Tafeltennis in 11 basisregels
- Een wedstrijd wordt een set genoemd en bestaat uit games.
- Er wordt meestal ‘best of five’ gespeeld: diegene die het eerst drie games wint heeft gewonnen of ‘best of seven’: degene die het eerst vier games wint heeft gewonnen.
- Een game gaat tot elf punten met een verschil van minimaal twee punten. Dus na 10 - 10 wordt er doorgespeeld tot er een verschil van twee punten is.
- De opslag, ook service genoemd, wisselt om de twee keer. Na 10-10 wordt er om en om geserveerd.
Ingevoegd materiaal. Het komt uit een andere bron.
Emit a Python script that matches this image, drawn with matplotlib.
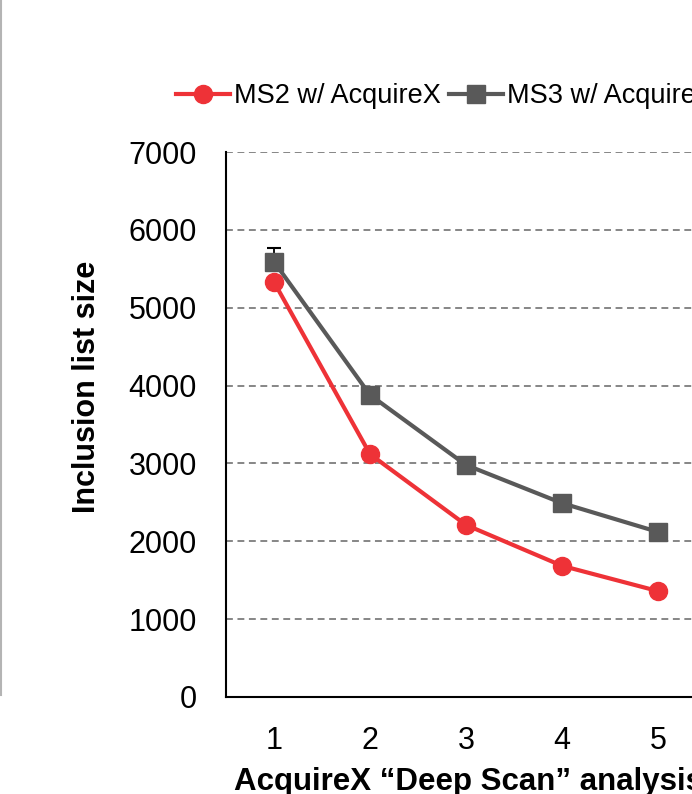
"""Inclusion list size vs AcquireX deep scan round."""
import numpy as np
import matplotlib

matplotlib.use("Agg")
import matplotlib.pyplot as plt
from matplotlib.lines import Line2D

plt.rcParams["font.family"] = ["Liberation Sans", "DejaVu Sans"]

# ----------------------------------------------------------------------
# data
# ----------------------------------------------------------------------
rounds = [1, 2, 3, 4, 5]
ms2_size = [5330, 3120, 2210, 1685, 1360]
ms3_size = [5590, 3880, 2980, 2490, 2120]
ms3_err = [180, 0, 0, 0, 0]
y_ticks = [0, 1000, 2000, 3000, 4000, 5000, 6000, 7000]

RED = "#EE3237"
GREY = "#595959"

W, H = 692, 794
fig = plt.figure(figsize=(W / 100, H / 100), dpi=100)

# axes run past the right edge (the source image is cropped)
left, right, bottom, top = 226, 706, 697, 152
ax = fig.add_axes([left / W, 1 - bottom / H, (right - left) / W, (bottom - top) / H])

ax.errorbar(rounds, ms3_size, yerr=[np.zeros(5), ms3_err], fmt="none",
            ecolor="black", elinewidth=1.3, capsize=5, capthick=1.5, zorder=2)
ax.plot(rounds, ms2_size, "-o", color=RED, lw=3, ms=13, zorder=4,
        label="MS2 w/ AcquireX")
ax.plot(rounds, ms3_size, "-s", color=GREY, lw=3, ms=12.5, zorder=3,
        label="MS3 w/ AcquireX")

ax.set_xlim(0.5, 5.5)
ax.set_ylim(0, 7000)
ax.set_xticks(rounds)
ax.set_yticks(y_ticks)
ax.tick_params(axis="both", length=0, labelsize=22, pad=21)
ax.yaxis.grid(True, color="#666666", ls=(0, (4.5, 3)), lw=1.1)
ax.set_axisbelow(True)
for s in ("top", "right"):
    ax.spines[s].set_visible(False)
for s in ("left", "bottom"):
    ax.spines[s].set_linewidth(1.5)

fig.text(87 / W, 1 - 387 / H, "Inclusion list size", rotation=90,
         ha="center", va="center", fontsize=22, fontweight="bold")
fig.text(234 / W, 1 - 790 / H, "AcquireX \u201cDeep Scan\u201d analysis",
         ha="left", va="baseline", fontsize=22.5, fontweight="bold")

fig.legend(loc="center left", bbox_to_anchor=(176 / W, 1 - 96 / H),
           ncol=2, frameon=False, fontsize=19.5, borderpad=0,
           borderaxespad=0, handlelength=2.0, handletextpad=0.15,
           columnspacing=0.3)

# thin grey frame line at the left edge of the source image
fig.add_artist(Line2D([1 / W, 1 / W], [1, 1 - 695 / H],
                      transform=fig.transFigure, color="#b4b4b4", lw=1.5))

fig.savefig("out.png", dpi=100)
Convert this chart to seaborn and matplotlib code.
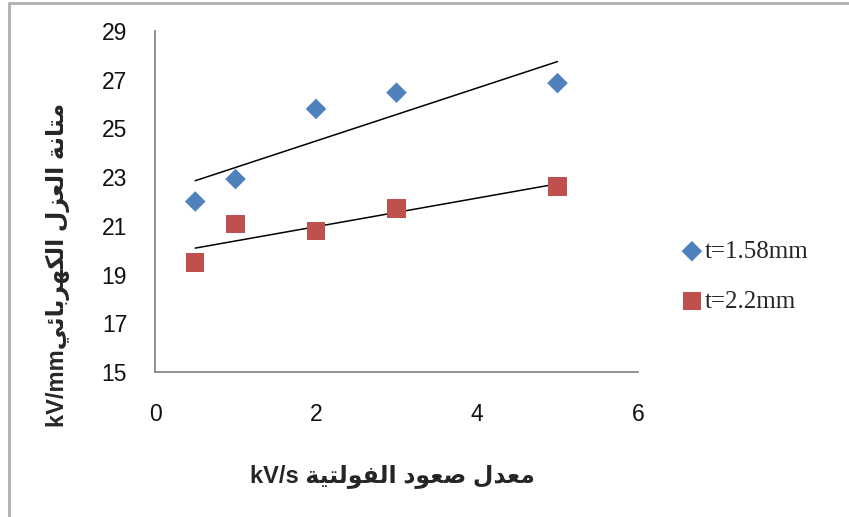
import numpy as np
import pandas as pd
import matplotlib
matplotlib.use("Agg")
import matplotlib.pyplot as plt
from matplotlib.lines import Line2D
import seaborn as sns

# ---------------- data ----------------
x_rate = [0.5, 1, 2, 3, 5]
y_t158 = [22.0, 22.92, 25.8, 26.47, 26.86]
y_t22 = [19.5, 21.08, 20.8, 21.72, 22.61]
series_names = ["t=1.58mm", "t=2.2mm"]
x_ticks = [0, 2, 4, 6]
y_ticks = [15, 17, 19, 21, 23, 25, 27, 29]
x_label = "معدل صعود الفولتية kV/s"
y_label = "متانة العزل الكهربائيkV/mm"

# ---------------- minimal Arabic shaping (presentation forms, visual order) ----------------
FORMS = {
    'ا': ('\uFE8D', '\uFE8E', None, None),
    'ئ': ('\uFE89', '\uFE8A', '\uFE8B', '\uFE8C'),
    'ب': ('\uFE8F', '\uFE90', '\uFE91', '\uFE92'),
    'ة': ('\uFE93', '\uFE94', None, None),
    'ت': ('\uFE95', '\uFE96', '\uFE97', '\uFE98'),
    'د': ('\uFEA9', '\uFEAA', None, None),
    'ر': ('\uFEAD', '\uFEAE', None, None),
    'ز': ('\uFEAF', '\uFEB0', None, None),
    'ص': ('\uFEB9', '\uFEBA', '\uFEBB', '\uFEBC'),
    'ع': ('\uFEC9', '\uFECA', '\uFECB', '\uFECC'),
    'ف': ('\uFED1', '\uFED2', '\uFED3', '\uFED4'),
    'ك': ('\uFED9', '\uFEDA', '\uFEDB', '\uFEDC'),
    'ل': ('\uFEDD', '\uFEDE', '\uFEDF', '\uFEE0'),
    'م': ('\uFEE1', '\uFEE2', '\uFEE3', '\uFEE4'),
    'ن': ('\uFEE5', '\uFEE6', '\uFEE7', '\uFEE8'),
    'ه': ('\uFEE9', '\uFEEA', '\uFEEB', '\uFEEC'),
    'و': ('\uFEED', '\uFEEE', None, None),
    'ي': ('\uFEF1', '\uFEF2', '\uFEF3', '\uFEF4'),
}


def shape(text):
    out = []
    n = len(text)
    for i, ch in enumerate(text):
        if ch not in FORMS:
            out.append(ch)
            continue
        prev = text[i - 1] if i > 0 else ''
        nxt = text[i + 1] if i < n - 1 else ''
        pj = prev in FORMS and FORMS[prev][2] is not None
        nj = FORMS[ch][2] is not None and nxt in FORMS
        iso, fin, ini, med = FORMS[ch]
        if pj and nj:
            out.append(med)
        elif pj:
            out.append(fin)
        elif nj:
            out.append(ini)
        else:
            out.append(iso)
    return ''.join(out)


def visual(text):
    s = shape(text)
    runs = []
    for ch in s:
        latin = ch.isascii() and not ch.isspace()
        if runs and runs[-1][0] == latin:
            runs[-1][1].append(ch)
        else:
            runs.append([latin, [ch]])
    res = ''
    for latin, chars in reversed(runs):
        res += ''.join(chars if latin else reversed(chars))
    return res


# ---------------- data frame ----------------
df = pd.DataFrame({
    "x": x_rate * 2,
    "y": y_t158 + y_t22,
    "series": [series_names[0]] * len(x_rate) + [series_names[1]] * len(x_rate),
})

sns.set_theme(style="white")
plt.rcParams['font.family'] = ['Liberation Sans', 'DejaVu Sans']

fig = plt.figure(figsize=(8.49, 5.17), dpi=100)
ax = fig.add_axes([155 / 849, (517 - 372) / 517, (638 - 155) / 849, (372 - 31) / 517])

palette = {series_names[0]: "#4F81BD", series_names[1]: "#C0504D"}
markers = {series_names[0]: "D", series_names[1]: "s"}

for name in series_names:
    sub = df[df["series"] == name]
    sns.scatterplot(data=sub, x="x", y="y", color=palette[name], marker=markers[name],
                    s=(110 if markers[name] == "D" else 175), edgecolor="none",
                    ax=ax, label=name, zorder=3)
    sns.regplot(data=sub, x="x", y="y", scatter=False, ci=None, truncate=True,
                line_kws={"color": "black", "lw": 1.1, "zorder": 2}, ax=ax)

ax.set_xlim(0, 6)
ax.set_ylim(15, 29)
ax.set_xticks(x_ticks)
ax.set_yticks(y_ticks)
ax.set_xticklabels([str(v) for v in x_ticks])
ax.set_yticklabels([str(v) for v in y_ticks])

for side in ["top", "right"]:
    ax.spines[side].set_visible(False)
for side in ["left", "bottom"]:
    ax.spines[side].set_color("#888888")
    ax.spines[side].set_linewidth(1.3)

ax.tick_params(axis="both", which="major", direction="out", length=6, width=1.3,
               color="#888888", labelsize=16.5, labelcolor="#111111")
ax.tick_params(axis="y", pad=14)
ax.tick_params(axis="x", pad=16)
ax.grid(False)

ax.set_xlabel(visual(x_label), fontsize=17, fontweight="bold",
              family=['Liberation Sans', 'DejaVu Sans'])
ax.set_ylabel(visual(y_label), fontsize=17, fontweight="bold",
              family=['Liberation Sans', 'DejaVu Sans'])
ax.xaxis.set_label_coords((392 - 155) / 483, -(464 - 372) / 341)
ax.yaxis.set_label_coords((70 - 155) / 483, (372 - 265) / 341)

handles, labels = ax.get_legend_handles_labels()
leg = ax.legend(handles, labels, loc="center left", bbox_to_anchor=(1.065, 0.28),
                frameon=False, prop={"family": "Liberation Serif", "size": 18},
                handletextpad=0.0, labelspacing=1.1, handlelength=1.0, borderaxespad=0)

# outer frame of the picture
fig.add_artist(Line2D([8.5 / 849, 8.5 / 849], [0, 1 - 2.5 / 517], transform=fig.transFigure,
                      color="#AFAFAF", lw=2))
fig.add_artist(Line2D([8.5 / 849, 1], [1 - 2.5 / 517, 1 - 2.5 / 517], transform=fig.transFigure,
                      color="#AFAFAF", lw=2))

fig.savefig("out.png", dpi=100)
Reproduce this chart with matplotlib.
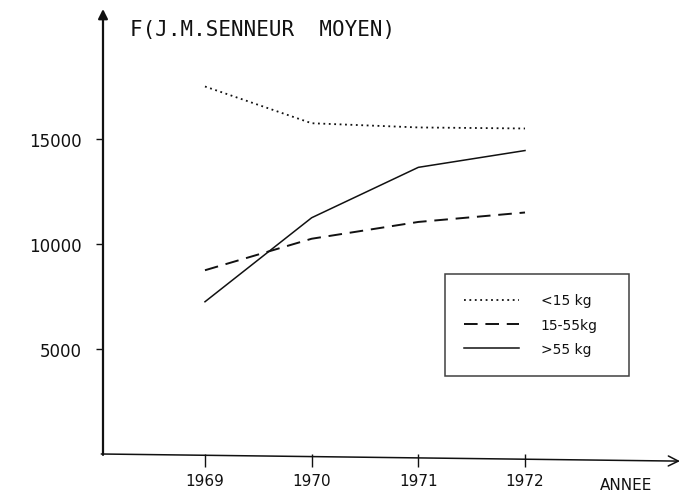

- Via een toss bepaalt de scheidsrechter wie de wedstrijd met de opslag mag beginnen. Bij competitiewedstrijden begint de speler van het uitspelende team.
- De uitvoering van de service is aan regels gebonden waarvan de belangrijkste punten zijn: De tegenstander moet de bal steeds kunnen zien en de bal moet minimaal 16 cm opgegooid worden.
- Je bent verplicht met een batje te spelen met een rood rubber aan de ene kant en zwart aan de andere kant.
- Er wordt ook een dubbelspel gespeeld waarbij er twee tegen twee wordt gespeeld. In coronatijd was dit tijdelijk verboden. Nu kan er gewoon worden gedubbeld.
- Bij het dubbelspel wordt er van forehand-vak naar forehand-vak geserveerd uitgaande van rechtshandigen. Van de serveerder uit gezien van het vak rechts voor hem naar het vak links aan de andere kant van het net.
- De spelers spelen om de beurt.
- Bij de verdere slagen zijn de richtingen vrij, zowel in enkel als dubbelspel.